In fact, deployment time has decreased about 50% on average for key services. "Fast deployment and parallel test execution in Kubernetes keep a 'lead time' for all applications under 20 minutes," allowing engineers to do multiple releases a day, says Director of Infrastructure Roman Chepurnyi. The infrastructure team's jobs, he adds, have become less burdensome, too: "We can execute seamless upgrades frequently and keep cluster performance and security up-to-date because OS-level hardening and upgrades of a Kubernetes cluster is a non-blocking activity for production operations and does not involve coordination with multiple engineering teams."

More than 3,200 ansible scripts have been deprecated in favor of Helm charts. And impressively, hardware cost has decreased 56% while the number of services ThredUP runs has doubled.

Perhaps the impact is most evident on the busiest days in retail. "Kubernetes enabled auto scaling in a seamless and easily manageable way on days like Black Friday," says Homer. "We no longer have to sit there adding instances, monitoring the traffic, doing a lot of manual work. That's handled for us, and instead we can actually have some turkey, drink some wine and enjoy our families."

For ThredUP, Kubernetes fits perfectly with the company's vision for how it's changing retail. Some of what ThredUP does is still very manual: "As our customers send bags of items to our distribution centers, they're photographed, inspected, tagged, and put online today," says Homer.
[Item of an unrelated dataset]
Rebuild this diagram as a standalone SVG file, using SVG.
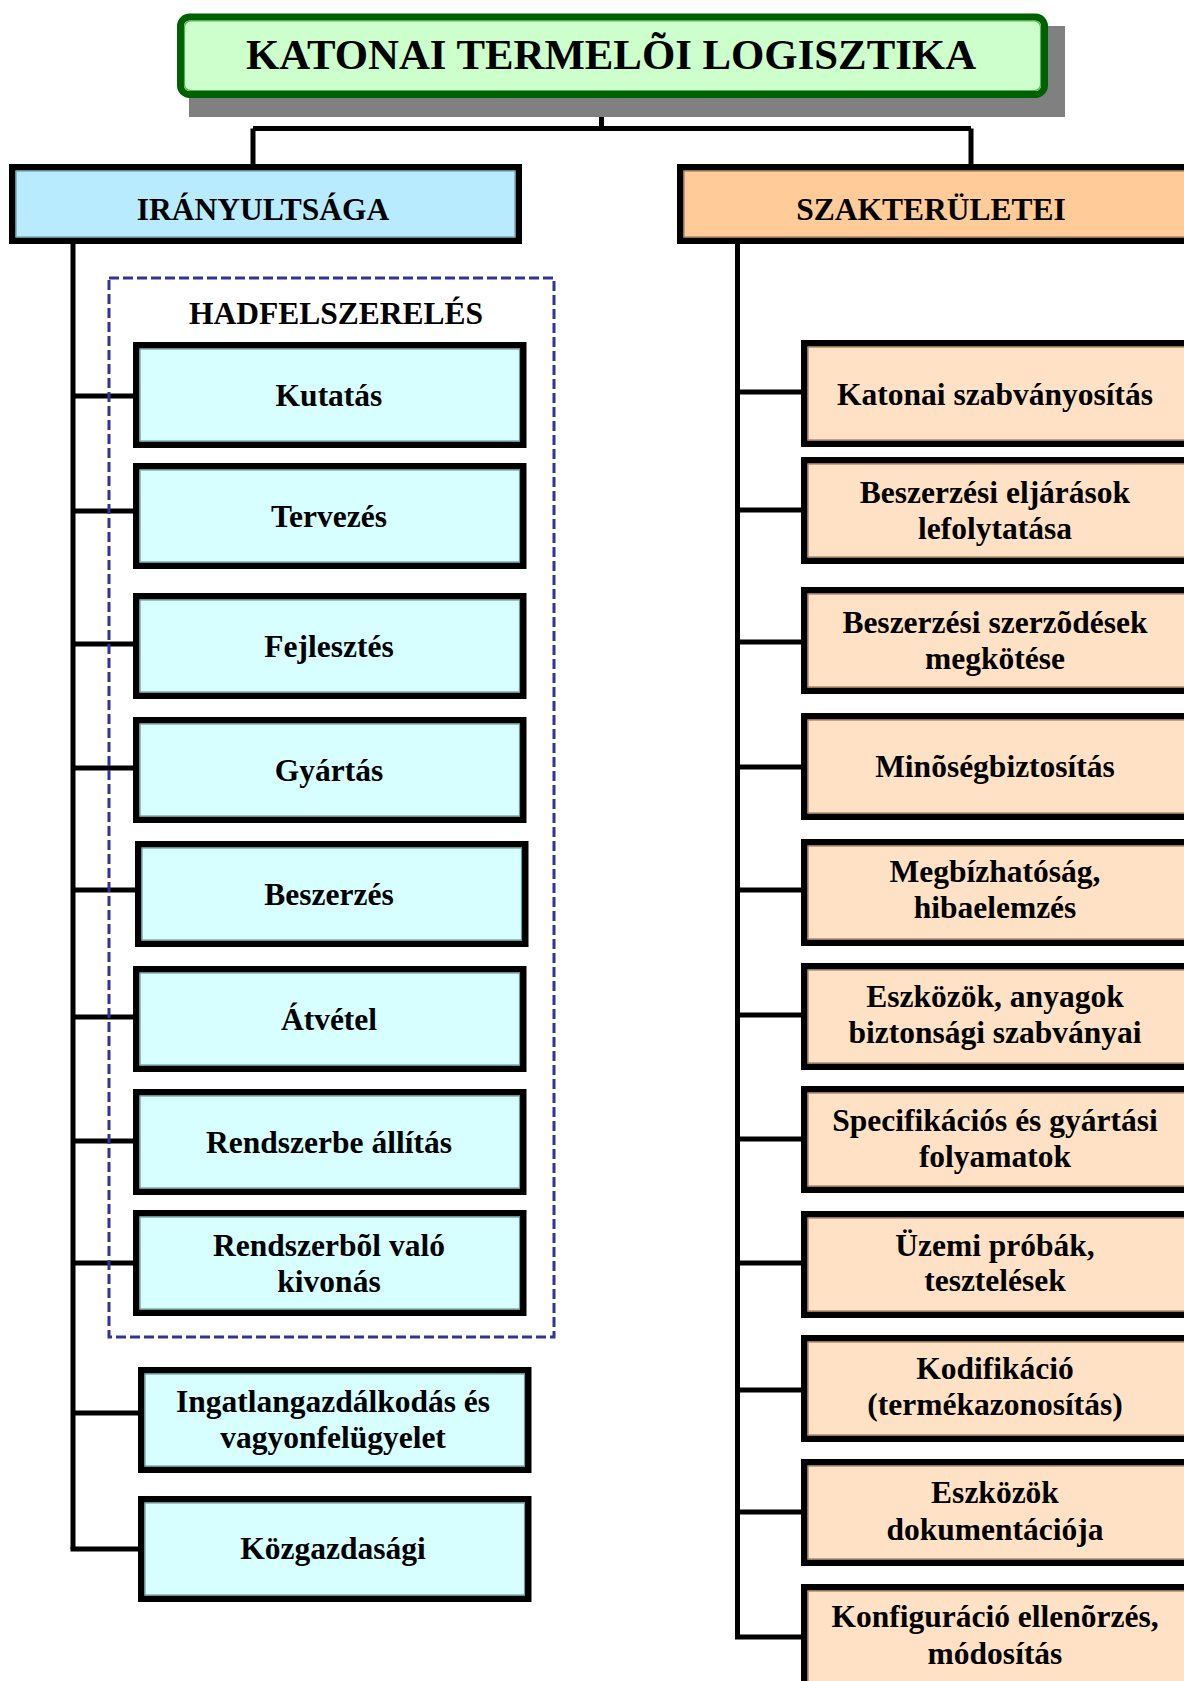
<svg xmlns="http://www.w3.org/2000/svg" width="1184" height="1681" viewBox="0 0 1184 1681">
  <style>
    text { font-family: "Liberation Serif", "Times New Roman", serif; font-weight: bold; fill: #000; text-anchor: middle; }
    .t { font-size: 31.5px; }
    .title { font-size: 42.8px; }
    .box { stroke: #000; stroke-width: 6.5; }
    .cyan { fill: #D7FFFF; }
    .peach { fill: #FFE2C6; }
    .edge-c { fill: none; stroke: #6E9A9A; stroke-width: 1.2; }
    .edge-p { fill: none; stroke: #9A7B5C; stroke-width: 1.2; }
    .wire { fill: none; stroke: #000; stroke-width: 5; }
  </style>

  <rect width="1184" height="1681" fill="#FFFFFF"/>

  <!-- connectors -->
  <g id="connectors" class="wire">
    <path d="M601.5 116 V128.5 M253 128.5 H971 M253 128.5 V166 M971 128.5 V166"/>
    <!-- left spine and branches -->
    <path d="M73 242 V1549"/>
    <path d="M73 396 H136 M73 511 H136 M73 644 H136 M73 768 H136 M73 890 H136 M73 1017 H136 M73 1141 H136 M73 1263 H136 M73 1413 H141 M70.5 1549 H141"/>
    <!-- right spine and branches -->
    <path d="M737.5 242 V1637"/>
    <path d="M737.5 392 H804 M737.5 510 H804 M737.5 642 H804 M737.5 767 H804 M737.5 890 H804 M737.5 1015 H804 M737.5 1139 H804 M737.5 1263 H804 M737.5 1390 H804 M737.5 1512 H804 M735 1637 H804"/>
  </g>

  <!-- title -->
  <g id="root">
    <rect x="189" y="26" width="876" height="91" fill="#808080"/>
    <rect x="180.5" y="17" width="864" height="77.5" rx="9" fill="#CCFFCC" stroke="#006100" stroke-width="7"/>
    <rect x="184.5" y="21" width="856" height="69.5" rx="6" fill="none" stroke="#55B055" stroke-width="1.2"/>
    <text class="title" x="611" y="69">KATONAI TERMELÕI LOGISZTIKA</text>
  </g>

  <!-- branch headers -->
  <g id="iranyultsaga">
    <rect class="box" x="12.25" y="167.25" width="506.5" height="73.5" fill="#B9EBFF"/>
    <rect class="edge-c" x="16" y="171" width="499" height="66"/>
    <text class="t" x="263" y="220">IRÁNYULTSÁGA</text>
  </g>
  <g id="szakteruletei">
    <rect class="box" x="680.25" y="167.25" width="520" height="73.5" fill="#FFCC99"/>
    <rect class="edge-p" x="684" y="171" width="520" height="66"/>
    <text class="t" x="931" y="220">SZAKTERÜLETEI</text>
  </g>

  <!-- hadfelszerelés group frame -->
  <g id="hadfelszereles">
    <rect x="109" y="278" width="445" height="1059" fill="none" stroke="#333399" stroke-width="3" stroke-dasharray="10 4"/>
    <text class="t" x="336" y="324">HADFELSZERELÉS</text>
  </g>

  <!-- left column -->
  <g id="kutatas">
    <rect class="box cyan" x="136.25" y="345.25" width="387" height="99.5"/>
    <rect class="edge-c" x="140" y="349" width="379.5" height="92"/>
    <text class="t" x="329" y="406">Kutatás</text>
  </g>
  <g id="tervezes">
    <rect class="box cyan" x="136.25" y="466.25" width="387" height="99.5"/>
    <rect class="edge-c" x="140" y="470" width="379.5" height="92"/>
    <text class="t" x="329" y="527">Tervezés</text>
  </g>
  <g id="fejlesztes">
    <rect class="box cyan" x="136.25" y="596.25" width="387" height="99.5"/>
    <rect class="edge-c" x="140" y="600" width="379.5" height="92"/>
    <text class="t" x="329" y="657">Fejlesztés</text>
  </g>
  <g id="gyartas">
    <rect class="box cyan" x="136.25" y="720.25" width="387" height="99.5"/>
    <rect class="edge-c" x="140" y="724" width="379.5" height="92"/>
    <text class="t" x="329" y="781">Gyártás</text>
  </g>
  <g id="beszerzes">
    <rect class="box cyan" x="138.25" y="844.25" width="387" height="99.5"/>
    <rect class="edge-c" x="142" y="848" width="379.5" height="92"/>
    <text class="t" x="329" y="905">Beszerzés</text>
  </g>
  <g id="atvetel">
    <rect class="box cyan" x="136.25" y="969.25" width="387" height="99.5"/>
    <rect class="edge-c" x="140" y="973" width="379.5" height="92"/>
    <text class="t" x="329" y="1030">Átvétel</text>
  </g>
  <g id="rendszerbe-allitas">
    <rect class="box cyan" x="136.25" y="1092.25" width="387" height="99.5"/>
    <rect class="edge-c" x="140" y="1096" width="379.5" height="92"/>
    <text class="t" x="329" y="1153">Rendszerbe állítás</text>
  </g>
  <g id="rendszerbol-kivonas">
    <rect class="box cyan" x="136.25" y="1213.25" width="387" height="99.5"/>
    <rect class="edge-c" x="140" y="1217" width="379.5" height="92"/>
    <text class="t" x="329" y="1256">Rendszerbõl való</text>
    <text class="t" x="329" y="1292">kivonás</text>
  </g>
  <g id="ingatlangazdalkodas">
    <rect class="box cyan" x="141.25" y="1370.25" width="387" height="99.5"/>
    <rect class="edge-c" x="145" y="1374" width="379.5" height="92"/>
    <text class="t" x="333" y="1412">Ingatlangazdálkodás és</text>
    <text class="t" x="333" y="1448">vagyonfelügyelet</text>
  </g>
  <g id="kozgazdasagi">
    <rect class="box cyan" x="141.25" y="1499.25" width="387" height="99.5"/>
    <rect class="edge-c" x="145" y="1503" width="379.5" height="92"/>
    <text class="t" x="333" y="1559">Közgazdasági</text>
  </g>

  <!-- right column -->
  <g id="szabvanyositas">
    <rect class="box peach" x="804.25" y="343.25" width="400" height="100.5"/>
    <rect class="edge-p" x="808" y="347" width="400" height="93"/>
    <text class="t" x="995" y="405">Katonai szabványosítás</text>
  </g>
  <g id="beszerzesi-eljarasok">
    <rect class="box peach" x="804.25" y="460.25" width="400" height="100.5"/>
    <rect class="edge-p" x="808" y="464" width="400" height="93"/>
    <text class="t" x="995" y="503">Beszerzési eljárások</text>
    <text class="t" x="995" y="539">lefolytatása</text>
  </g>
  <g id="beszerzesi-szerzodesek">
    <rect class="box peach" x="804.25" y="590.25" width="400" height="100.5"/>
    <rect class="edge-p" x="808" y="594" width="400" height="93"/>
    <text class="t" x="995" y="633">Beszerzési szerzõdések</text>
    <text class="t" x="995" y="669">megkötése</text>
  </g>
  <g id="minosegbiztositas">
    <rect class="box peach" x="804.25" y="716.25" width="400" height="100.5"/>
    <rect class="edge-p" x="808" y="720" width="400" height="93"/>
    <text class="t" x="995" y="777">Minõségbiztosítás</text>
  </g>
  <g id="megbizhatosag">
    <rect class="box peach" x="804.25" y="842.25" width="400" height="100.5"/>
    <rect class="edge-p" x="808" y="846" width="400" height="93"/>
    <text class="t" x="995" y="882">Megbízhatóság,</text>
    <text class="t" x="995" y="918">hibaelemzés</text>
  </g>
  <g id="biztonsagi-szabvanyok">
    <rect class="box peach" x="804.25" y="966.25" width="400" height="100.5"/>
    <rect class="edge-p" x="808" y="970" width="400" height="93"/>
    <text class="t" x="995" y="1007">Eszközök, anyagok</text>
    <text class="t" x="995" y="1043">biztonsági szabványai</text>
  </g>
  <g id="specifikacio">
    <rect class="box peach" x="804.25" y="1089.25" width="400" height="100.5"/>
    <rect class="edge-p" x="808" y="1093" width="400" height="93"/>
    <text class="t" x="995" y="1131">Specifikációs és gyártási</text>
    <text class="t" x="995" y="1167">folyamatok</text>
  </g>
  <g id="uzemi-probak">
    <rect class="box peach" x="804.25" y="1214.25" width="400" height="100.5"/>
    <rect class="edge-p" x="808" y="1218" width="400" height="93"/>
    <text class="t" x="995" y="1256">Üzemi próbák,</text>
    <text class="t" x="995" y="1291">tesztelések</text>
  </g>
  <g id="kodifikacio">
    <rect class="box peach" x="804.25" y="1338.25" width="400" height="100.5"/>
    <rect class="edge-p" x="808" y="1342" width="400" height="93"/>
    <text class="t" x="995" y="1379">Kodifikáció</text>
    <text class="t" x="995" y="1415">(termékazonosítás)</text>
  </g>
  <g id="dokumentacio">
    <rect class="box peach" x="804.25" y="1462.25" width="400" height="100.5"/>
    <rect class="edge-p" x="808" y="1466" width="400" height="93"/>
    <text class="t" x="995" y="1503">Eszközök</text>
    <text class="t" x="995" y="1540">dokumentációja</text>
  </g>
  <g id="konfiguracio">
    <rect class="box peach" x="804.25" y="1587.25" width="400" height="120"/>
    <rect class="edge-p" x="808" y="1591" width="400" height="120"/>
    <text class="t" x="995" y="1627">Konfiguráció ellenõrzés,</text>
    <text class="t" x="995" y="1664">módosítás</text>
  </g>
</svg>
But in every other aspect, "we use different forms of technology to drive everything we do," Homer says. "We have machine learning algorithms to help predict the likelihood of sale for items, which drives our pricing algorithm. We have personalization algorithms that look at the images and try to determine style and match users' preferences across our systems."

Count Kubernetes as one of those drivers. "Our future's all about automation," says Homer, "and behind that, cloud native technologies are going to unlock our ability to embrace that and go full force towards the future."